Source data ::
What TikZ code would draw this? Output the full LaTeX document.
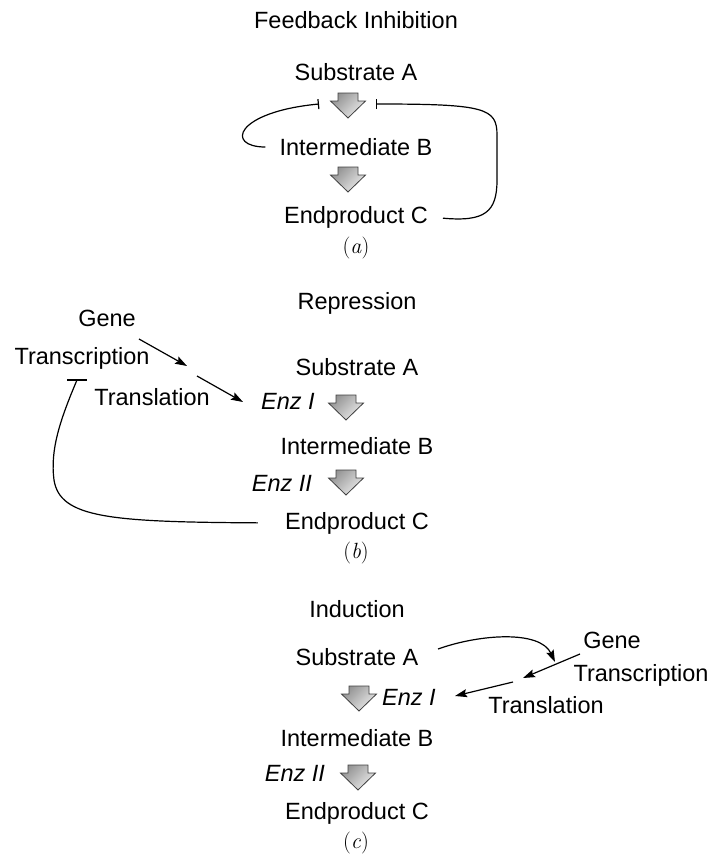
\documentclass[tikz,border=0pt]{standalone}
\usepackage{fontspec}
\newfontfamily\hv{Liberation Sans}
\usetikzlibrary{arrows.meta}
\begin{document}
\begin{tikzpicture}[x=1pt,y=-1pt,
  lbl/.style={font=\hv\fontsize{23.5}{28}\selectfont, inner sep=2pt},
  enz/.style={font=\hv\itshape\fontsize{23.5}{28}\selectfont, inner sep=2pt},
  partlbl/.style={font=\fontsize{22}{26}\selectfont, inner sep=2pt},
  conn/.style={line width=1.2pt},
  act/.style={conn,-{Stealth[length=12pt,width=8pt,inset=2pt]}},
  inh/.style={conn,-{Bar[width=10pt,line width=1.2pt]}},
  blockarrow/.pic={\shade[draw=black!75, line width=0.8pt, top color=gray!85, bottom color=gray!15, shading angle=45]
     (-10,-12) -- (10,-12) -- (10,-4) -- (17.5,-4) -- (0,13) -- (-17.5,-4) -- (-10,-4) -- cycle;}
]
\useasboundingbox (0,0) rectangle (712,862);

% (a) Feedback inhibition
\node[lbl] (titleA) at (356,20) {Feedback Inhibition};
\node[lbl] (sAa) at (356,72) {Substrate A};
\pic at (348,105) {blockarrow};
\coordinate (barLa) at (319,104);
\coordinate (barRa) at (376,104);
\node[lbl] (iBa) at (356,147) {Intermediate B};
\pic at (348,179) {blockarrow};
\node[lbl] (eCa) at (356,217) {Endproduct C};
\node[partlbl] (capA) at (356,248) {(\textit{a})};
\draw[inh, shorten <=12pt] (iBa.west) .. controls (225,147) and (235,112) .. (barLa);
\draw[inh, shorten <=13pt] (eCa.east) .. controls (485,222) and (497,212) .. (497,180) -- (497,135) .. controls (497,108) and (485,104) .. (barRa);

% (b) Repression
\node[lbl] (titleB) at (357,303) {Repression};
\node[lbl] (geneB) at (107,318) {Gene};
\node[lbl] (trcB) at (82,358) {Transcription};
\node[lbl] (sAb) at (357,367) {Substrate A};
\node[lbl] (trlB) at (152,397) {Translation};
\node[enz] (enzIb) at (288,401) {Enz I};
\pic at (346,407) {blockarrow};
\node[lbl] (iBb) at (357,446) {Intermediate B};
\node[enz] (enzIIb) at (282,483) {Enz II};
\pic at (346,482) {blockarrow};
\node[lbl] (eCb) at (357,523) {Endproduct C};
\node[partlbl] (capB) at (356,553) {(\textit{b})};
\coordinate (gB) at (139,339);
\coordinate (mB1) at (187,366);
\coordinate (mB2) at (197,376);
\coordinate (eB) at (243,402);
\draw[act] (gB) -- (mB1);
\draw[act] (mB2) -- (eB);
\coordinate (barB) at (77,380);
\coordinate (barB1) at (67,380);
\coordinate (barB2) at (87,380);
\draw[conn, shorten <=25pt] (eCb.west) .. controls (110,522) and (60,518) .. (54,480) .. controls (50,450) and (60,420) .. (barB);
\draw[conn] (barB1) -- (barB2);

% (c) Induction
\node[lbl] (titleC) at (357,609) {Induction};
\node[lbl] (sAc) at (357,657) {Substrate A};
\node[lbl] (geneC) at (612,640) {Gene};
\node[lbl] (trcC) at (641,675) {Transcription};
\node[lbl] (trlC) at (546,705) {Translation};
\pic at (359,698) {blockarrow};
\node[enz] (enzIc) at (409,697) {Enz I};
\node[lbl] (iBc) at (357,738) {Intermediate B};
\node[enz] (enzIIc) at (295,773) {Enz II};
\pic at (358,777) {blockarrow};
\node[lbl] (eCc) at (357,813) {Endproduct C};
\node[partlbl] (capC) at (356,843) {(\textit{c})};
\coordinate (sC0) at (438,649);
\coordinate (mC1) at (555,662);
\coordinate (gC) at (580,654);
\coordinate (mC2) at (523,678);
\coordinate (mC3) at (513,682);
\coordinate (eC) at (455,696);
\draw[act] (sC0) .. controls (480,634) and (540,630) .. (mC1);
\draw[act] (gC) -- (mC2);
\draw[act] (mC3) -- (eC);
\end{tikzpicture}
\end{document}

Job :: Return only the lines from the start of the data through the line that contains "(0,0) rectangle (712,862);", please, copying them exactly and omitting all pictures.

Right answer ::
What TikZ code would draw this? Output the full LaTeX document.
\documentclass[tikz,border=0pt]{standalone}
\usepackage{fontspec}
\newfontfamily\hv{Liberation Sans}
\usetikzlibrary{arrows.meta}
\begin{document}
\begin{tikzpicture}[x=1pt,y=-1pt,
  lbl/.style={font=\hv\fontsize{23.5}{28}\selectfont, inner sep=2pt},
  enz/.style={font=\hv\itshape\fontsize{23.5}{28}\selectfont, inner sep=2pt},
  partlbl/.style={font=\fontsize{22}{26}\selectfont, inner sep=2pt},
  conn/.style={line width=1.2pt},
  act/.style={conn,-{Stealth[length=12pt,width=8pt,inset=2pt]}},
  inh/.style={conn,-{Bar[width=10pt,line width=1.2pt]}},
  blockarrow/.pic={\shade[draw=black!75, line width=0.8pt, top color=gray!85, bottom color=gray!15, shading angle=45]
     (-10,-12) -- (10,-12) -- (10,-4) -- (17.5,-4) -- (0,13) -- (-17.5,-4) -- (-10,-4) -- cycle;}
]
\useasboundingbox (0,0) rectangle (712,862);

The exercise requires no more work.